Calfrac's ability to generate free cash flow remains strong, as does our focus in 2019 on deploying those funds towards further debt reduction. Consolidated revenue in the fourth quarter increased by 3% year-over-year, primarily due to higher activity levels in Canada and larger job sizes in the United States.

Adjusted EBITDA reported for the quarter was CAD 62.9 million compared to CAD 49.2 million a year ago. Operating income was up 38% to CAD 62 million from CAD 44.8 million in 2017. These improved results were driven mainly by a larger active fleet in the United States and improved profitability in Argentina as well as the accrual of full year bonus compensation in the fourth quarter of 2017.

In Canada, fourth quarter revenue was up 6% from the same quarter in 2017 as a higher job count and more active equipment was offset by slightly lower revenue per fracturing job. Calfrac's Canadian operations deploy 289,000 horsepower and 11 coiled tubing units in its operations in the fourth quarter, up 4% and 22% respectively from the prior year.

Operating income of CAD 16.7 million rose 13% from 2017, primarily due to the larger equipment base combined with strong cost management and the absence of a full year bonus accrual that was recorded in the fourth quarter of 2017. In the United States, operations continued at a solid pace and generated revenue of CAD 279.3 million. Although as many as 4 of the company's 17 fleets experienced scheduling gaps and impacted activity during the quarter.

Fracturing job count in the United States decreased by 5%. while fracturing revenue per job increased by 10%, driven primarily by the growth of operations in Texas, which have larger average job sizes, as well as a 4% improvement in the value of the U.S. dollar. The company's United States operations generated operating income of CAD 51.5 million during the fourth quarter of 2018 compared to CAD 49.5 million in the same period in 2017.

Similar to Canada, the U.S. division's results in the fourth quarter of 2017 included a full year bonus accrual. The overall similarity and financial performance, despite the increase in operating equipment, as a result of more variable utilization during the quarter and in 2017.

Revenue from Calfrac's Russian operations of CAD 24.9 million was 29% lower than the corresponding period of 2017. The decrease in revenue was primarily due to lower activity levels but was also impacted by the completion of smaller average jobs. The decrease in activity in revenue in the company's Russian division resulted in breakeven operating income compared to CAD 4 million in the prior year. Previously disclosed operational and weather impacts and a 9% depreciation of the Russian ruble were the largest drivers of this change.
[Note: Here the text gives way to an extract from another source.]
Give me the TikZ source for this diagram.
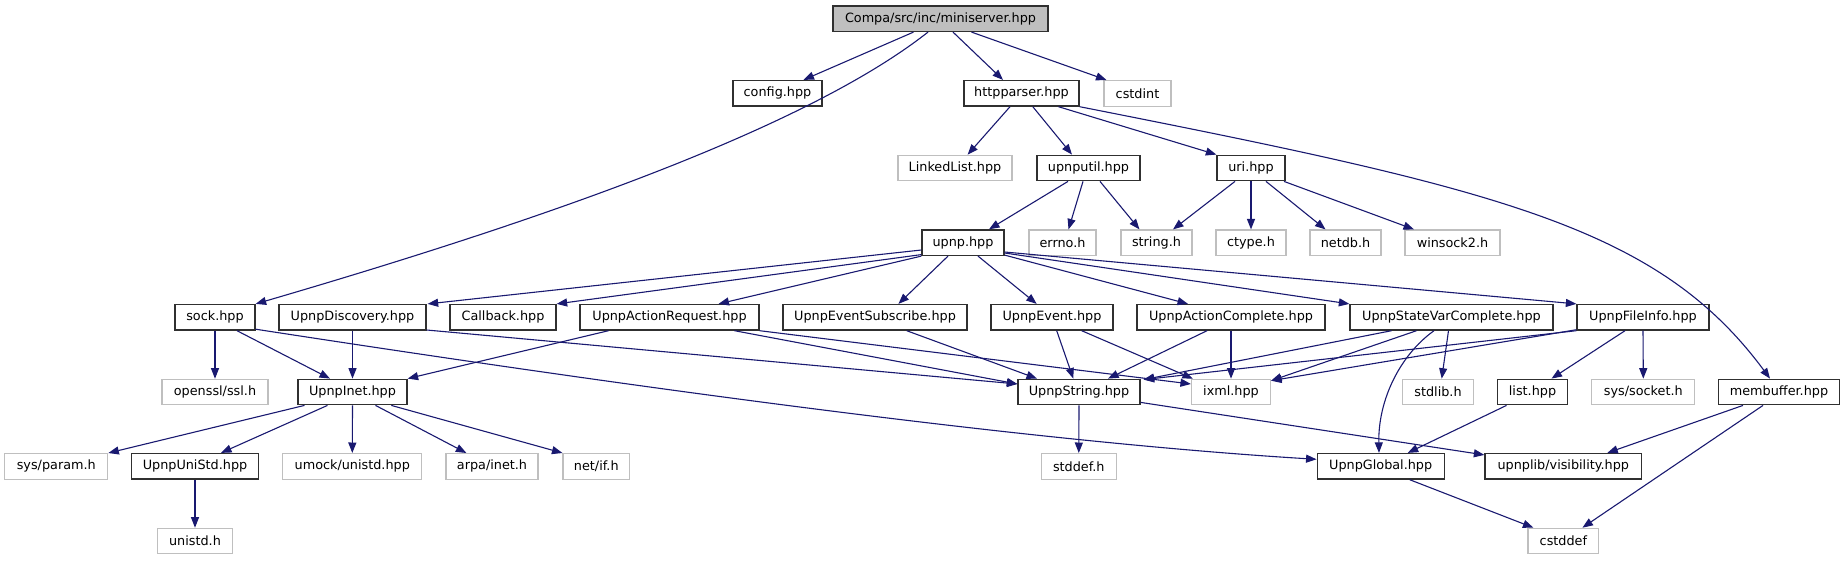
\documentclass[tikz,border=0pt]{standalone}
\usepackage{fontspec}
\setmainfont{DejaVu Sans}
\usetikzlibrary{arrows.meta}
\definecolor{edgec}{HTML}{191970}
\definecolor{grayb}{HTML}{BFBFBF}
\definecolor{darkb}{HTML}{303030}
\tikzset{
  box/.style={draw=darkb, line width=1.3pt, fill=white, minimum height=25.5pt, inner sep=0pt, font=\fontsize{12.8}{15}\selectfont},
  gbox/.style={box, draw=grayb, line width=1.1pt},
  rootbox/.style={box, fill=grayb},
  e/.style={draw=edgec, line width=1.1pt, -{Triangle[length=10.5pt,width=8pt]}}
}
\begin{document}
\begin{tikzpicture}[x=1pt,y=-1pt]
\useasboundingbox (0,0) rectangle (1845,560);
% row 0
\node[rootbox, minimum width=215pt] (root) at (940.5,18.7) {Compa/src/inc/miniserver.hpp};
% row 1
\node[box, minimum width=89pt] (config) at (777.5,93.3) {config.hpp};
\node[box, minimum width=115pt] (httpparser) at (1021.5,93.3) {httpparser.hpp};
\node[gbox, minimum width=67pt] (cstdint) at (1137.5,93.3) {cstdint};
% row 2
\node[gbox, minimum width=114pt] (linkedlist) at (955,168) {LinkedList.hpp};
\node[box, minimum width=103pt] (upnputil) at (1088.5,168) {upnputil.hpp};
\node[box, minimum width=68pt] (uri) at (1251,168) {uri.hpp};
% row 3
\node[box, minimum width=82pt] (upnp) at (963,242.7) {upnp.hpp};
\node[gbox, minimum width=67pt] (errno) at (1062.5,242.7) {errno.h};
\node[gbox, minimum width=71pt] (stringh) at (1156.5,242.7) {string.h};
\node[gbox, minimum width=70pt] (ctype) at (1251,242.7) {ctype.h};
\node[gbox, minimum width=71pt] (netdb) at (1345.5,242.7) {netdb.h};
\node[gbox, minimum width=95pt] (winsock) at (1452.5,242.7) {winsock2.h};
% row 4
\node[box, minimum width=80pt] (sock) at (215,317.3) {sock.hpp};
\node[box, minimum width=147pt] (discovery) at (352.5,317.3) {UpnpDiscovery.hpp};
\node[box, minimum width=106pt] (callback) at (503,317.3) {Callback.hpp};
\node[box, minimum width=179pt] (actreq) at (669.5,317.3) {UpnpActionRequest.hpp};
\node[box, minimum width=184pt] (evsub) at (875,317.3) {UpnpEventSubscribe.hpp};
\node[box, minimum width=122pt] (event) at (1052,317.3) {UpnpEvent.hpp};
\node[box, minimum width=188pt] (actcomp) at (1231,317.3) {UpnpActionComplete.hpp};
\node[box, minimum width=203pt] (statevar) at (1451.5,317.3) {UpnpStateVarComplete.hpp};
\node[box, minimum width=132pt] (fileinfo) at (1643,317.3) {UpnpFileInfo.hpp};
% row 5
\node[gbox, minimum width=106pt] (openssl) at (215,392) {openssl/ssl.h};
\node[box, minimum width=109pt] (inet) at (352.5,392) {UpnpInet.hpp};
\node[box, minimum width=122pt] (upnpstring) at (1079,392) {UpnpString.hpp};
\node[gbox, minimum width=79pt] (ixml) at (1231,392) {ixml.hpp};
\node[gbox, minimum width=70.6pt] (stdlib) at (1438,392) {stdlib.h};
\node[box, minimum width=70pt] (list) at (1532.5,392) {list.hpp};
\node[gbox, minimum width=103pt] (syssocket) at (1643.3,392) {sys/socket.h};
\node[box, minimum width=121pt] (membuffer) at (1779,392) {membuffer.hpp};
% row 6
\node[gbox, minimum width=103pt] (sysparam) at (56.3,466.3) {sys/param.h};
\node[box, minimum width=127pt] (unistd) at (195,466.3) {UpnpUniStd.hpp};
\node[gbox, minimum width=139pt] (umock) at (352.3,466.3) {umock/unistd.hpp};
\node[gbox, minimum width=92pt] (arpa) at (492,466.3) {arpa/inet.h};
\node[gbox, minimum width=66.6pt] (netif) at (596.3,466.3) {net/if.h};
\node[gbox, minimum width=74.5pt] (stddef) at (1078.8,466.3) {stddef.h};
\node[box, minimum width=127pt] (global) at (1380.7,466.3) {UpnpGlobal.hpp};
\node[box, minimum width=156.6pt] (visibility) at (1563.3,466.3) {upnplib/visibility.hpp};
% row 7
\node[gbox, minimum width=75pt] (unistdh) at (195,541) {unistd.h};
\node[gbox, minimum width=70.8pt] (cstddef) at (1563.4,541) {cstddef};

% root edges
\draw[e] ([shift={(-27,0)}]root.south) -- ([shift={(26,0)}]config.north);
\draw[e] ([shift={(-12.5,0)}]root.south) .. controls (810,125) and (560,215) .. (sock.north east);
\draw[e] ([shift={(12.5,0)}]root.south) -- ([shift={(-18.5,0)}]httpparser.north);
\draw[e] ([shift={(31,0)}]root.south) -- ([shift={(-31,0)}]cstdint.north);
% httpparser
\draw[e] ([shift={(-11.5,0)}]httpparser.south) -- ([shift={(12.6,0)}]linkedlist.north);
\draw[e] ([shift={(11.3,0)}]httpparser.south) -- ([shift={(-16.5,0)}]upnputil.north);
\draw[e] ([shift={(37,0)}]httpparser.south) -- (uri.north west);
\draw[e] (httpparser.south east) .. controls (1500,189.5) and (1658,227) .. ([shift={(-9,0)}]membuffer.north);
% upnputil, uri
\draw[e] ([shift={(-20.5,0)}]upnputil.south) -- ([shift={(26,0)}]upnp.north);
\draw[e] ([shift={(-5.5,0)}]upnputil.south) -- ([shift={(6,0)}]errno.north);
\draw[e] ([shift={(11.5,0)}]upnputil.south) -- ([shift={(-17,0)}]stringh.north);
\draw[e] ([shift={(-16,0)}]uri.south) -- ([shift={(16.5,0)}]stringh.north);
\draw[e] (uri.south) -- (ctype.north);
\draw[e] ([shift={(15,0)}]uri.south) -- ([shift={(-20,0)}]netdb.north);
\draw[e] ([shift={(33,0)}]uri.south) -- ([shift={(-38.5,0)}]winsock.north);
% upnp
\draw[e] ([shift={(0,7.3)}]upnp.west) -- ([shift={(1,0)}]discovery.north east);
\draw[e] ([shift={(0,-1.5)}]upnp.south west) -- (callback.north east);
\draw[e] (upnp.south west) -- ([shift={(49,0)}]actreq.north);
\draw[e] ([shift={(-15,0)}]upnp.south) -- ([shift={(23.4,0)}]evsub.north);
\draw[e] ([shift={(15,0)}]upnp.south) -- ([shift={(-15.3,0)}]event.north);
\draw[e] ([shift={(0,-1)}]upnp.south east) -- ([shift={(-43,0)}]actcomp.north);
\draw[e] ([shift={(0,10.3)}]upnp.east) -- (statevar.north west);
\draw[e] ([shift={(0,9.3)}]upnp.east) -- (fileinfo.north west);
% sock
\draw[e] (sock.south) -- (openssl.north);
\draw[e] ([shift={(22,0)}]sock.south) -- ([shift={(-22.5,0)}]inet.north);
\draw[e] ([shift={(0,-1.5)}]sock.south east) .. controls (560,376) and (1000,440) .. ([shift={(0,-7)}]global.west);
% discovery, actreq
\draw[e] (discovery.south) -- (inet.north);
\draw[e] ([shift={(0,-0.7)}]discovery.south east) -- ([shift={(0,-8)}]upnpstring.west);
\draw[e] ([shift={(-61,0)}]actreq.south) -- (inet.north east);
\draw[e] ([shift={(65,0)}]actreq.south) -- ([shift={(0,-8)}]upnpstring.west);
\draw[e] (actreq.south east) -- ([shift={(0,-8)}]ixml.west);
% evsub, event, actcomp
\draw[e] ([shift={(31.7,0)}]evsub.south) -- ([shift={(-42,0)}]upnpstring.north);
\draw[e] ([shift={(4.7,0)}]event.south) -- ([shift={(-5.7,0)}]upnpstring.north);
\draw[e] ([shift={(29.7,0)}]event.south) -- ([shift={(2,0)}]ixml.north west);
\draw[e] ([shift={(-24,0)}]actcomp.south) -- ([shift={(29,0)}]upnpstring.north);
\draw[e] (actcomp.south) -- (ixml.north);
% statevar
\draw[e] ([shift={(-60,0)}]statevar.south) -- ([shift={(3,1)}]upnpstring.north east);
\draw[e] ([shift={(-35,0)}]statevar.south) -- ([shift={(0,2)}]ixml.north east);
\draw[e] ([shift={(-3,0)}]statevar.south) -- ([shift={(3.7,0)}]stdlib.north);
\draw[e] ([shift={(-17.5,0)}]statevar.south) .. controls (1400,355) and (1378,400) .. ([shift={(-1.7,0)}]global.north);
% fileinfo
\draw[e] (fileinfo.south west) -- ([shift={(3,1)}]upnpstring.north east);
\draw[e] ([shift={(0,-1)}]fileinfo.south west) -- ([shift={(0,2)}]ixml.north east);
\draw[e] ([shift={(-18,0)}]fileinfo.south) -- ([shift={(19,0)}]list.north);
\draw[e] (fileinfo.south) -- (syssocket.north);
% inet
\draw[e] ([shift={(-48,0)}]inet.south) -- (sysparam.north east);
\draw[e] ([shift={(-25,0)}]inet.south) -- ([shift={(26,0)}]unistd.north);
\draw[e] (inet.south) -- (umock.north);
\draw[e] ([shift={(23,0)}]inet.south) -- ([shift={(-25.6,0)}]arpa.north);
\draw[e] ([shift={(38.8,0)}]inet.south) -- (netif.north west);
\draw[e] (unistd.south) -- (unistdh.north);
% upnpstring
\draw[e] (upnpstring.south) -- (stddef.north);
\draw[e] ([shift={(0,-3)}]upnpstring.south east) -- ([shift={(0,2)}]visibility.north west);
% list, membuffer, global
\draw[e] ([shift={(-26,0)}]list.south) -- ([shift={(27,0)}]global.north);
\draw[e] ([shift={(-36,0)}]membuffer.south) -- ([shift={(44,0)}]visibility.north);
\draw[e] ([shift={(-16,0)}]membuffer.south) -- ([shift={(19,0)}]cstddef.north);
\draw[e] ([shift={(29,0)}]global.south) -- ([shift={(-30,0)}]cstddef.north);
\end{tikzpicture}
\end{document}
Calfrac's Argentinian operations generated revenue of CAD 49.6 million during the fourth quarter of 2018, an increase of 8% from the prior year.

The revenue increase is mainly due to higher work volumes across the division, but particularly in the Vaca Muerta shale play. The company's operations in Argentina reported operating income of CAD 4.4 million compared to a loss of CAD 3.1 million in the fourth quarter of 2017. Improved utilization and cost control at all levels were the main drivers of the improved profitability. The company's corporate division recorded total costs of CAD 10.3 million during the fourth quarter, a decrease of CAD 10.1 million from the prior year. The decrease was largely driven by the accrual of compensation costs throughout the year as opposed to the full year accrual that occurred in the fourth quarter of 2017. The company also recorded interest expense of CAD 21 million during the quarter, which was consistent with the previous year.

In December, Calfrac's Board of Directors approved the company's 2019 capital budget of CAD 149 million. The company will continue to monitor market conditions and adjust spending as required. With the CAD 75 million reduction in borrowings during the fourth quarter, Calfrac made excellent progress towards its stated goal of debt reduction. While forecast for 2019 include a large amount of uncertainty, particularly in the Canadian market, we expect that the company will generate positive cash flow during the year and further reduce leverage, as a result.

To summarize the balance sheet, the company had working capital of CAD 329.9 million at December 31st, which included approximately CAD 51.9 million of cash. In addition, Calfrac had used CAD 0.9 million of its credit facilities for letters of credit and had borrowings of CAD 120 million on its credit facilities, leaving CAD 254.1 million in potential borrowing capacity at the end of the fourth quarter, As of December 31, 2018, the company was in full compliance with its financial covenants.

I would now like to turn the call back to Fernando to provide our outlook.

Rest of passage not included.